An Palmsonntag erinnern sich Christen und Christinnen daran, wie Jesus nach Jerusalem kommt. Damals haben die Leute dort große Erwartungen an diesen jungen Mann aus Nazareth. Er hat mit allerhand Wundern von sich reden gemacht. Und nichts weniger erhoffen sich die Menschen in Jerusalem nun auch für sich. Deshalb stehen sie am Straßenrand und jubeln ihm zu. Endlich einer, der für sie kämpfen wird. Der die Militärdiktatur der Römer beendet und das Volk befreit. Aber sie werden enttäuscht. Denn der, der da kommt ist ganz anders, als sie das erwarten. Er ruft nicht zu den Waffen. Jesus ergibt sich widerstandslos. Er nimmt das Urteil an, das über ihn gefällt wird und wird hingerichtet.

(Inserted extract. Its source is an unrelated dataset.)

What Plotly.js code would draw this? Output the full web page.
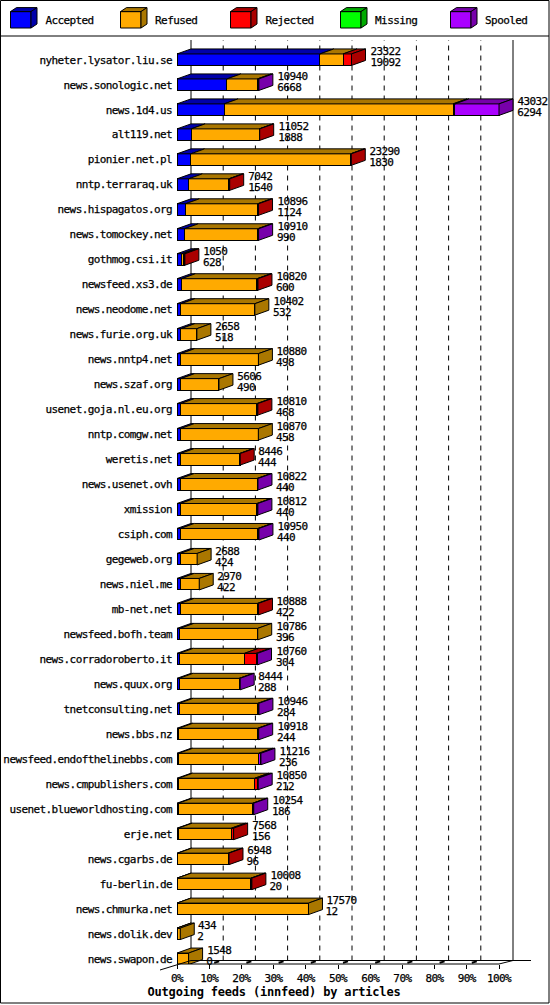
<!DOCTYPE html>
<html>
<head>
<meta charset="utf-8">
<script src="https://cdn.plot.ly/plotly-3.0.1.min.js"></script>
<style>
html,body{margin:0;padding:0;background:#fff;}
#chart{width:550px;height:1005px;}
.main-svg text{letter-spacing:-0.6px;stroke:#000;stroke-width:0.25px;}
.main-svg .gtitle{letter-spacing:-0.2px;stroke-width:0;}
</style>
</head>
<body>
<div id="chart"></div>
<script>
// ---------------- DATA ----------------
const categories = [
  "nyheter.lysator.liu.se","news.sonologic.net","news.1d4.us","alt119.net","pionier.net.pl",
  "nntp.terraraq.uk","news.hispagatos.org","news.tomockey.net","gothmog.csi.it","newsfeed.xs3.de",
  "news.neodome.net","news.furie.org.uk","news.nntp4.net","news.szaf.org","usenet.goja.nl.eu.org",
  "nntp.comgw.net","weretis.net","news.usenet.ovh","xmission","csiph.com",
  "gegeweb.org","news.niel.me","mb-net.net","newsfeed.bofh.team","news.corradoroberto.it",
  "news.quux.org","tnetconsulting.net","news.bbs.nz","newsfeed.endofthelinebbs.com","news.cmpublishers.com",
  "usenet.blueworldhosting.com","erje.net","news.cgarbs.de","fu-berlin.de","news.chmurka.net",
  "news.dolik.dev","news.swapon.de"
];
const offered = [
  23322,10940,43032,11052,23290,7042,10896,10910,1050,10820,
  10402,2658,10880,5606,10810,10870,8446,10822,10812,10950,
  2688,2970,10888,10786,10760,8444,10946,10918,11216,10850,
  10254,7568,6948,10008,17570,434,1548
];
const accepted = [
  19092,6668,6294,1888,1830,1540,1124,990,628,600,
  532,518,498,490,468,458,444,440,440,440,
  424,422,422,396,304,288,284,244,236,212,
  186,156,96,20,12,2,0
];
const refused = [
  3100,4072,30600,9104,21360,5372,9642,9790,250,10090,
  9870,2140,10382,5116,10212,10412,7902,10252,10242,10380,
  2264,2548,10336,10390,8716,8026,10532,10544,10710,10188,
  9938,7112,6752,9858,17558,432,1548
];
const rejected = [
  1130,0,0,60,100,130,130,0,172,130,
  0,0,0,0,130,0,100,0,0,0,
  0,0,130,0,1570,0,0,0,0,300,
  0,300,100,130,0,0,0
];
const missing = [
  0,0,250,0,0,0,0,0,0,0,
  0,0,0,0,0,0,0,0,0,0,
  0,0,0,0,0,0,0,0,0,0,
  0,0,0,0,0,0,0
];
const spooled = [
  0,200,5888,0,0,0,0,130,0,0,
  0,0,0,0,0,0,0,130,130,130,
  0,0,0,0,170,130,130,130,270,150,
  130,0,0,0,0,0,0
];
const seriesNames = ["Accepted","Refused","Rejected","Missing","Spooled"];
const tickPercents = [0,10,20,30,40,50,60,70,80,90,100];
const chartTitle = "Outgoing feeds (innfeed) by articles";

// ---------------- STYLE / GEOMETRY ----------------
const FONT = "DejaVu Sans Mono";
const frontColors = ["#0000ff","#ffaa00","#ff0000","#00ff00","#aa00ff"];
const darkColors  = ["#0000aa","#aa7700","#aa0000","#00aa00","#7700aa"];
const W = 550, H = 1005;
const PLOT_L = 177, PLOT_R = 514, PLOT_T = 40, PLOT_B = 964;
const FRONT_FULL = 499;          // pixel x of 100 %
const DX = 14, DY = 5;           // 3D depth in px
const ROW0 = 59.7, PITCH = 24.975, BAR_H = 11.5;

const series = [accepted, refused, rejected, missing, spooled];
const n = categories.length;
const idx = categories.map((_, i) => i);
const maxTotal = Math.max(...offered);
const plotW = PLOT_R - PLOT_L, plotH = PLOT_B - PLOT_T;
const XMAX = maxTotal * plotW / (FRONT_FULL - PLOT_L);
const yTopIdx = -(ROW0 - PLOT_T) / PITCH;
const yBotIdx = (PLOT_B - ROW0) / PITCH;
const ux = XMAX / plotW;
const uy = (yBotIdx - yTopIdx) / plotH;
const bw = BAR_H / PITCH;
const px2x = p => (p - PLOT_L) / plotW;
const px2y = p => (PLOT_B - p) / plotH;

// ---------------- TRACES ----------------
const traces = series.map((arr, s) => ({
  type: "bar", orientation: "h", name: seriesNames[s],
  y: idx, x: arr.map(v => v > 0 ? v : null), width: bw,
  marker: {color: frontColors[s], line: {color: "#000", width: 1}},
  showlegend: false, hoverinfo: "skip"
}));

// ---------------- SHAPES ----------------
const shapes = [];
// back-wall grid lines
tickPercents.forEach(p => {
  const solid = (p === 0 || p === 100);
  shapes.push({type: "line", layer: "below", xref: "x", yref: "paper",
    x0: p / 100 * maxTotal + DX * ux, x1: p / 100 * maxTotal + DX * ux,
    y0: px2y(PLOT_B - 3.5), y1: 1,
    line: {color: "#000", width: 1, dash: solid ? "solid" : "5px,5px"}});
});
// 3D faces of bars
for (let i = 0; i < n; i++) {
  let cum = 0, last = -1;
  const yT = i - bw / 2, yB = yT - DY * uy;
  series.forEach((arr, s) => {
    const v = arr[i];
    if (v > 0) {
      const c0 = cum, c1 = cum + v;
      shapes.push({type: "path", layer: "above", xref: "x", yref: "y",
        path: `M${c0},${yT} L${c1},${yT} L${c1 + DX * ux},${yB} L${c0 + DX * ux},${yB} Z`,
        fillcolor: darkColors[s], line: {color: "#000", width: 1}});
      cum = c1; last = s;
    }
  });
  if (last >= 0) {
    shapes.push({type: "path", layer: "above", xref: "x", yref: "y",
      path: `M${cum},${yT} L${cum},${yT + bw} L${cum + DX * ux},${yT + bw - DY * uy} L${cum + DX * ux},${yB} Z`,
      fillcolor: darkColors[last], line: {color: "#000", width: 1}});
  }
}
// floor lines
const pxLine = (x0, y0, x1, y1, w) => ({type: "line", xref: "paper", yref: "paper",
  x0: px2x(x0), y0: px2y(y0), x1: px2x(x1), y1: px2y(y1), line: {color: "#000", width: w || 1}});
shapes.push(pxLine(PLOT_L + DX, PLOT_B - 3.5, 531, PLOT_B - 3.5));
shapes.push(pxLine(PLOT_L, PLOT_B, FRONT_FULL, PLOT_B));
shapes.push(pxLine(FRONT_FULL, PLOT_B, FRONT_FULL + DX, PLOT_B - 3.5));
shapes.push(pxLine(160, 970, PLOT_L + DX, PLOT_B - 3.5));
tickPercents.slice(1, -1).forEach(p => {
  const fx = PLOT_L + p / 100 * (FRONT_FULL - PLOT_L);
  shapes.push(pxLine(fx + 5, PLOT_B - 1.2, fx + 10, PLOT_B - 2.6, 2));
});
// outer frame and legend separator
shapes.push({type: "rect", xref: "paper", yref: "paper",
  x0: px2x(0.5), y0: px2y(1003), x1: px2x(549), y1: px2y(0.5),
  line: {color: "#000", width: 1}, fillcolor: "rgba(0,0,0,0)"});
shapes.push(pxLine(0.5, 36, 549, 36));

// legend boxes
const annotations = [];
seriesNames.forEach((name, s) => {
  const bx = 10.5 + 110 * s, fw = 20.5, top = 11.6, bot = 28, ldx = 6, ldy = 4;
  shapes.push({type: "rect", xref: "paper", yref: "paper",
    x0: px2x(bx), x1: px2x(bx + fw), y0: px2y(bot), y1: px2y(top),
    fillcolor: frontColors[s], line: {color: "#000", width: 1}});
  shapes.push({type: "path", xref: "paper", yref: "paper",
    path: `M${px2x(bx)},${px2y(top)} L${px2x(bx + fw)},${px2y(top)} L${px2x(bx + fw + ldx)},${px2y(top - ldy)} L${px2x(bx + ldx)},${px2y(top - ldy)} Z`,
    fillcolor: darkColors[s], line: {color: "#000", width: 1}});
  shapes.push({type: "path", xref: "paper", yref: "paper",
    path: `M${px2x(bx + fw)},${px2y(top)} L${px2x(bx + fw)},${px2y(bot)} L${px2x(bx + fw + ldx)},${px2y(bot - ldy)} L${px2x(bx + fw + ldx)},${px2y(top - ldy)} Z`,
    fillcolor: darkColors[s], line: {color: "#000", width: 1}});
  annotations.push({xref: "paper", yref: "paper", x: px2x(bx + 31), y: px2y(20.5),
    xanchor: "left", yanchor: "middle", text: name, showarrow: false, borderpad: 0,
    font: {family: FONT, size: 11, color: "#000"}});
});

// value labels
for (let i = 0; i < n; i++) {
  let sum = 0; series.forEach(a => sum += a[i]);
  annotations.push({xref: "x", yref: "y", x: sum, y: i, xanchor: "left", yanchor: "middle",
    xshift: DX + 2, yshift: 8, text: String(offered[i]), showarrow: false, borderpad: 0,
    font: {family: FONT, size: 11, color: "#000"}});
  annotations.push({xref: "x", yref: "y", x: sum, y: i, xanchor: "left", yanchor: "middle",
    xshift: DX + 2, yshift: -3, text: String(accepted[i]), showarrow: false, borderpad: 0,
    font: {family: FONT, size: 11, color: "#000"}});
}

const layout = {
  width: W, height: H,
  margin: {l: PLOT_L, r: W - PLOT_R, t: PLOT_T, b: H - PLOT_B, pad: 0},
  paper_bgcolor: "#fff", plot_bgcolor: "#fff",
  barmode: "stack", bargap: 0,
  showlegend: false,
  title: {text: chartTitle, xref: "container", yref: "container",
    x: 274 / W, xanchor: "center", y: 1 - 991.5 / H, yanchor: "middle",
    font: {family: FONT, size: 12, weight: "bold", color: "#000"}},
  xaxis: {range: [0, XMAX], showgrid: false, zeroline: false, showline: false,
    tickvals: tickPercents.map(p => p / 100 * maxTotal),
    ticktext: tickPercents.map(p => p + "%"),
    ticks: "outside", ticklen: 4, tickwidth: 1, tickcolor: "#000",
    tickfont: {family: FONT, size: 11, color: "#000"}, fixedrange: true},
  yaxis: {range: [yBotIdx, yTopIdx], showgrid: false, zeroline: false, showline: false,
    tickvals: idx, ticktext: categories, ticks: "", ticklabelstandoff: 4,
    tickfont: {family: FONT, size: 11, color: "#000"}, fixedrange: true},
  shapes: shapes,
  annotations: annotations
};

Plotly.newPlot("chart", traces, layout, {staticPlot: true, displayModeBar: false});
</script>
</body>
</html>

Wie sollen sie damit umgehen? Alle Erwartungen begraben? Der Predigttext, der heute in den meisten evangelischen Kirchen ausgelegt wird sagt: Im Gegenteil! Seht auf den Mann aus Nazareth, steht da, denn er zeigt, was es heißt: das Leben vertrauensvoll in Gottes Hand zu geben. Auch und gerade dann, wenn das Leben schwer ist, wenn es vielleicht sogar zu Ende geht.

Jesus legt seine Erwartungen in Gottes Hand. Auch die Erwartungen, die bitter enttäuscht werden. Denn bis zuletzt hat Jesu gehofft, nicht sterben zu müssen. Diese Hoffnung ist zwar bitter enttäuscht worden, aber damit war sein Leben, seine Mission, seine Geschichte eben nicht zu Ende. Im Gegenteil. Sie fing erst richtig an.

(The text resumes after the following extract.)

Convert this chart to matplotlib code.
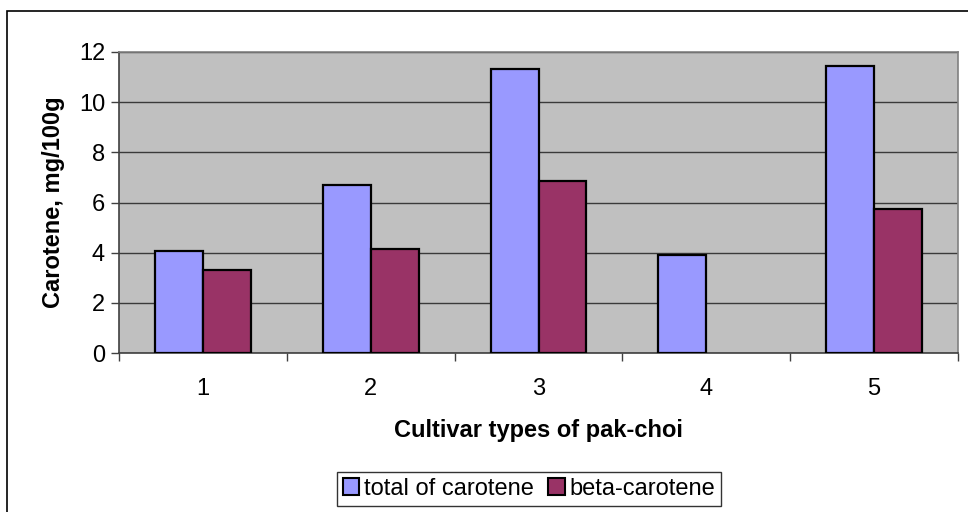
import matplotlib
matplotlib.use("Agg")
import matplotlib.pyplot as plt
import numpy as np
from matplotlib.patches import Rectangle, Patch

plt.rcParams['font.family'] = ['Liberation Sans', 'DejaVu Sans']

# Carotene content per cultivar
cultivars = ['1', '2', '3', '4', '5']
total_carotene = [4.07, 6.69, 11.31, 3.91, 11.43]
beta_carotene = [3.31, 4.16, 6.87, 0.0, 5.74]
series_names = ['total of carotene', 'beta-carotene']

blue = '#9999FF'
plum = '#993366'
fs = 17

fig = plt.figure(figsize=(9.68, 5.12), dpi=100)
W, H = 968, 512
ax = fig.add_axes([119 / W, (H - 353) / H, (958 - 119) / W, (353 - 52) / H])
ax.set_facecolor('#C0C0C0')

x = np.arange(len(cultivars))
w = 1 / 3.5
b1 = ax.bar(x - w / 2, total_carotene, w, color=blue, edgecolor='black', linewidth=1.6, zorder=3)
b2 = ax.bar(x + w / 2, beta_carotene, w, color=plum, edgecolor='black', linewidth=1.6, zorder=3)
# empty values leave no outline
for p in list(b1) + list(b2):
    if p.get_height() == 0:
        p.set_visible(False)

ax.set_xlim(-0.5, len(cultivars) - 0.5)
ax.set_ylim(0, 12)
ax.set_yticks(np.arange(0, 13, 2))
ax.yaxis.grid(True, color='#3a3a3a', linewidth=1.0, zorder=1)
ax.set_axisbelow(True)

ax.set_xticks(x)
ax.set_xticklabels(cultivars)
ax.set_xticks(np.arange(-0.5, len(cultivars)), minor=True)
ax.tick_params(axis='x', which='major', length=0, pad=18, labelsize=fs)
ax.tick_params(axis='x', which='minor', length=6, width=1, color='#404040', direction='out')
ax.tick_params(axis='y', length=6, width=1, color='#404040', direction='out', pad=4, labelsize=fs)

for side in ['left', 'bottom']:
    ax.spines[side].set_color('#404040')
    ax.spines[side].set_linewidth(1.2)
for side in ['top', 'right']:
    ax.spines[side].set_color('#808080')
    ax.spines[side].set_linewidth(1.2)

ax.set_ylabel('Carotene, mg/100g', fontsize=fs, fontweight='bold', labelpad=10)
ax.set_xlabel('Cultivar types of pak-choi', fontsize=fs, fontweight='bold', labelpad=14)

handles = [Patch(facecolor=blue, edgecolor='black', linewidth=1.5),
           Patch(facecolor=plum, edgecolor='black', linewidth=1.5)]
leg = fig.legend(handles, series_names, loc='center', bbox_to_anchor=(529 / W, (H - 489) / H),
                 ncol=2, fontsize=fs, frameon=True, fancybox=False, shadow=False,
                 handlelength=0.7, handleheight=0.7, handletextpad=0.2, columnspacing=0.6,
                 borderpad=0.25, borderaxespad=0)
leg.get_frame().set_edgecolor('black')
leg.get_frame().set_linewidth(1.0)

# chart area outline
fig.patches.append(Rectangle((7 / W, -0.1), 1.2, (H - 11) / H + 0.1, transform=fig.transFigure,
                             fill=False, edgecolor='black', linewidth=1.2))

fig.savefig('out.png', dpi=100)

Und so ging es auch den Menschen damals in Jerusalem. Sie haben auf die Befreiung von den Römern gehofft. Was sie erfahren haben ist, dass sie einer von der Macht des Todes befreit hat.

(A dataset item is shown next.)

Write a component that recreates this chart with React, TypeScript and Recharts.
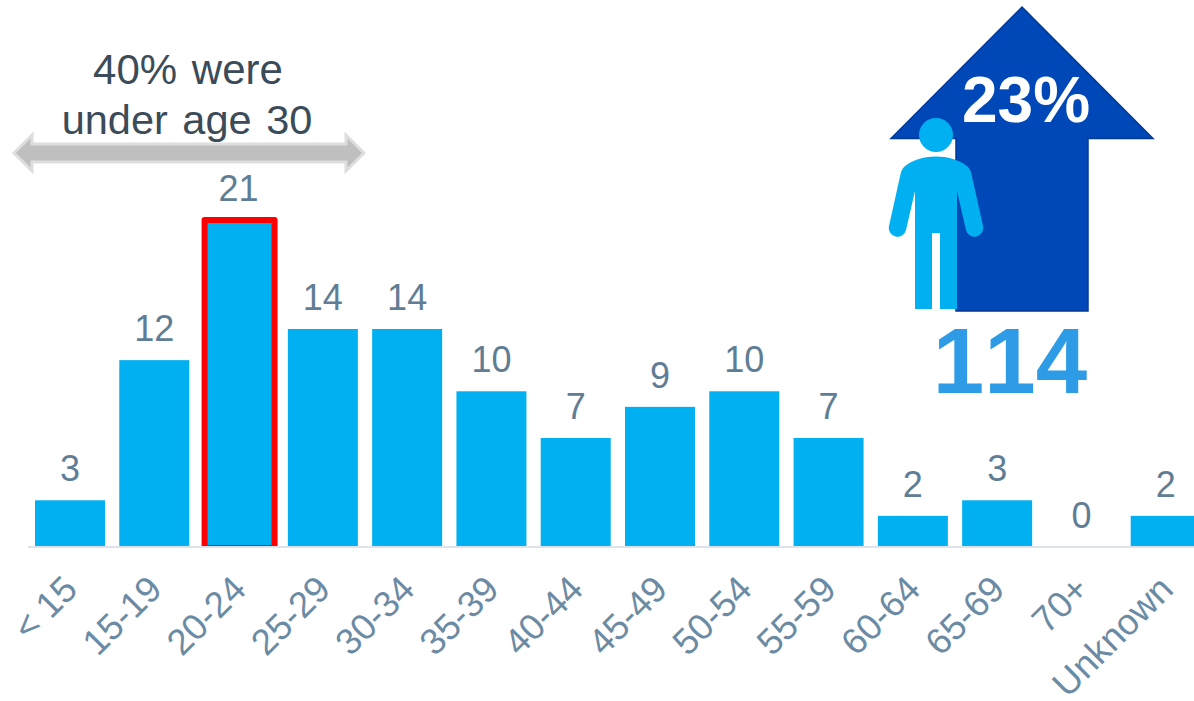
import { BarChart, Bar, XAxis, YAxis, LabelList } from "recharts"

const AGE_GROUPS = ["< 15", "15-19", "20-24", "25-29", "30-34", "35-39", "40-44", "45-49", "50-54", "55-59", "60-64", "65-69", "70+", "Unknown"]
const CASES = [3, 12, 21, 14, 14, 10, 7, 9, 10, 7, 2, 3, 0, 2]
const HIGHLIGHT = "20-24"

const chartData = AGE_GROUPS.map((group, i) => ({ group, cases: CASES[i] }))

const FONT = "'Liberation Sans', Arial, sans-serif"
const BAR_COLOR = "#00b0f0"

// the 20-24 bar gets a red box, the bottom edge is thinner because the axis line sits on it
function AgeBar(props: any) {
  const { x, y, width, height, payload } = props
  if (!height) return null
  if (payload.group !== HIGHLIGHT) {
    return <rect x={x} y={y} width={width} height={height} fill={BAR_COLOR} />
  }
  const left = x + 1
  const right = x + width + 1
  const bottom = y + height
  return (
    <g>
      <rect x={left} y={y} width={width} height={height} fill={BAR_COLOR} />
      <path d={`M${left} ${bottom} V${y} H${right} V${bottom}`} fill="none" stroke="#ff0000" strokeWidth={6} strokeLinejoin="round" />
      <line x1={left} x2={right} y1={bottom - 1} y2={bottom - 1} stroke="#ff0000" strokeWidth={2} />
    </g>
  )
}

function Overlay() {
  return (
    <svg width={1194} height={701} style={{ position: "absolute", left: 0, top: 0, pointerEvents: "none" }} fontFamily={FONT}>
      <text x={188} y={84} textAnchor="middle" fontSize={42} fill="#3b4b59" style={{ wordSpacing: 3 }}>40% were</text>
      <text x={187} y={134} textAnchor="middle" fontSize={41.5} fill="#3b4b59" style={{ wordSpacing: 3 }}>under age 30</text>
      <path
        d="M14 153 L32 135 V144 H346 V135 L364 153 L346 171 V162 H32 V171 Z"
        fill="#bfbfbf"
        stroke="#dedede"
        strokeWidth={3}
        strokeLinejoin="miter"
      />

      <path
        d="M1022 7 L1153 138.5 H1088 V311 H956 V138.5 H891 Z"
        fill="#0047b8"
        stroke="#003a94"
        strokeWidth={1.5}
      />
      <text x={1026} y={122} textAnchor="middle" fontSize={64} fontWeight="bold" fill="#ffffff" style={{ fontKerning: "none" }}>23%</text>

      <g fill={BAR_COLOR}>
        <circle cx={936} cy={135} r={17} />
        <path d="M936 156.5 C922 156.5 911 161 904 167 Q902 169 901 172 L889 226 A8.6 8.6 0 0 0 906 230 L915 191 V309 H932 V233 H940 V309 H957 V191 L966 230 A8.6 8.6 0 0 0 983 226 L971 172 Q970 169 968 167 C961 161 950 156.5 936 156.5 Z" />
      </g>

      <text x={1010} y={393} textAnchor="middle" fontSize={92.5} fontWeight="bold" fill="#2e9be6" style={{ fontKerning: "none" }}>114</text>
    </svg>
  )
}

export default function App() {
  return (
    <div style={{ position: "absolute", left: 0, top: 0, width: 1194, height: 701, overflow: "hidden", background: "#fff" }}>
      <BarChart
        width={1208}
        height={701}
        data={chartData}
        margin={{ top: 2, right: 0, bottom: 0, left: 28 }}
        barCategoryGap={14}
      >
        <YAxis hide domain={[0, 35]} />
        <XAxis
          dataKey="group"
          interval={0}
          height={154}
          angle={-45}
          textAnchor="end"
          tickLine={false}
          tickMargin={20}
          axisLine={{ stroke: "#dde3ea", strokeWidth: 2 }}
          tick={{ fontSize: 36.5, fill: "#6b8ba4", fontFamily: FONT, dx: -9 }}
        />
        <Bar dataKey="cases" barSize={70} shape={AgeBar} isAnimationActive={false}>
          <LabelList dataKey="cases" position="top" offset={19} fontSize={36} fill="#5f7d95" fontFamily={FONT} />
        </Bar>
      </BarChart>
      <Overlay />
    </div>
  )
}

Sie haben erlebt: wo man nicht mehr mit dem Leben rechnet, genau da wird Leben sichtbar. Wer das einmal erlebt hat, der setzt hinter alle Enttäuschung erst einmal ein Fragezeichen. Wie soll ich mit dieser Enttäuschung umgehen, die ich grade erlebe? Ist es wirklich das Ende? Oder fängt damit vielleicht etwas Neues an – etwas Unerwartetes? Vielleicht!

Für mich ist diese Geschichte die Durchhalte-Parole, die ich gerade dringend brauche. Sie sagt mir: auch wenn wir nicht alles nachholen können, was gerade nicht möglich ist: Mein Leben wird trotzdem gehalten. Sie sagt mir: Da hat einer seine Enttäuschung in Gottes Hand gelegt. Und sagt: Ich bin bei euch mit euren zerbrochenen Träumen. Gebt nicht auf! Denn am Ende wird das Leben siegen. Und bis es soweit ist, bleibt beieinander in der Krise, richtet euch gegenseitig auf, schenkt einander Mut. Traut euch weiterhin, Großes zu erwarten. Ostern kommt. Nicht nur vielleicht. Ganz bestimmt!